第7話 忍び寄る影

順風満帆かに見えたその後の人生にも、落とし穴はあるものだ。

浅夫が五十歳を数えるころに、社員が使い込みをして三千万ほどの穴をあける。信頼していた人だったので、ショックは大きく、そのうえ会社は二つ目のビルの建築中であった。銀行に多額の借り入れがあったので不安になったのだろう、それを機に浅夫は躁鬱病になってしまう。今でこそ公然と言えるが、その頃は精神科の病気は世間から疎ましく思われた時代。幸い家の向かいが、精神科の名医だったので、薬を飲んで治療していたが、その薬によって、持ち前の楽しい性格が半減し、何をしても面白くないと言うようになっていった。もともとゴルフと酒が好きだったので、医者にとめられると、「やめるなら死んだ方がまし」ともこぼしていた。

徐々に仕事もブームが去り、うまくいかなくなりつつあり、借金もあって気力も失せてきたのかもしれない。
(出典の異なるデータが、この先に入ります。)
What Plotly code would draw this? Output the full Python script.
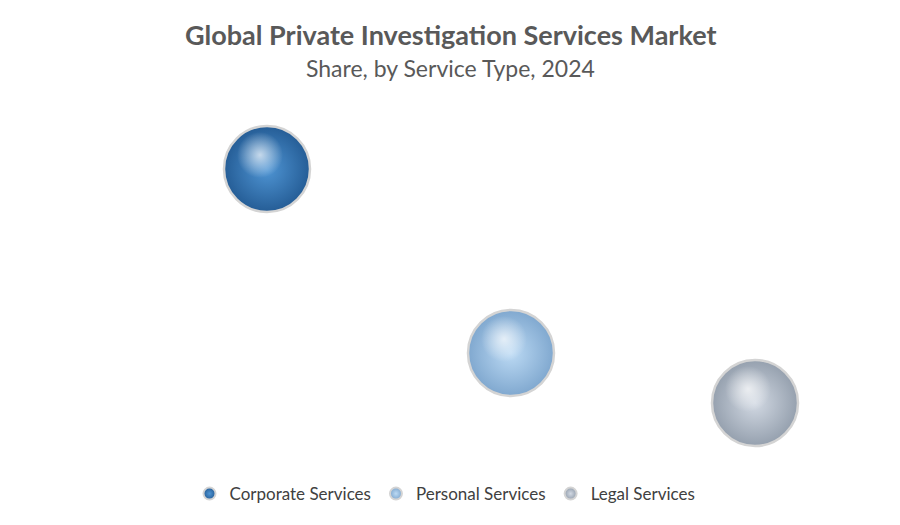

正月になると、やたらに元気になる躁の状態、そのあとから訪れる鬱。その繰り返しが七年も続いただろうか。医者に薬で緩和されていたが、元気で楽しい社交的な浅夫は、どこかに行ってしまったようだった。

ようやく躁鬱病がやっと治りかけ平穏に戻ったかにみえた一九九一年の一月一七日、浅夫は倒れ帰らぬ人になった。湾岸戦争が始まった日のことだった。

娘の薫子はジュエリーデザイナーになって独立し、イタリア在住の彫刻家長谷京治と結婚した翌年だった。浅夫の布団の枕元を見ると、桜子の結婚式の写真が置いてあった。

はる子はこの時も泣かなかった。しかし、この日からはる子の人生は一変する。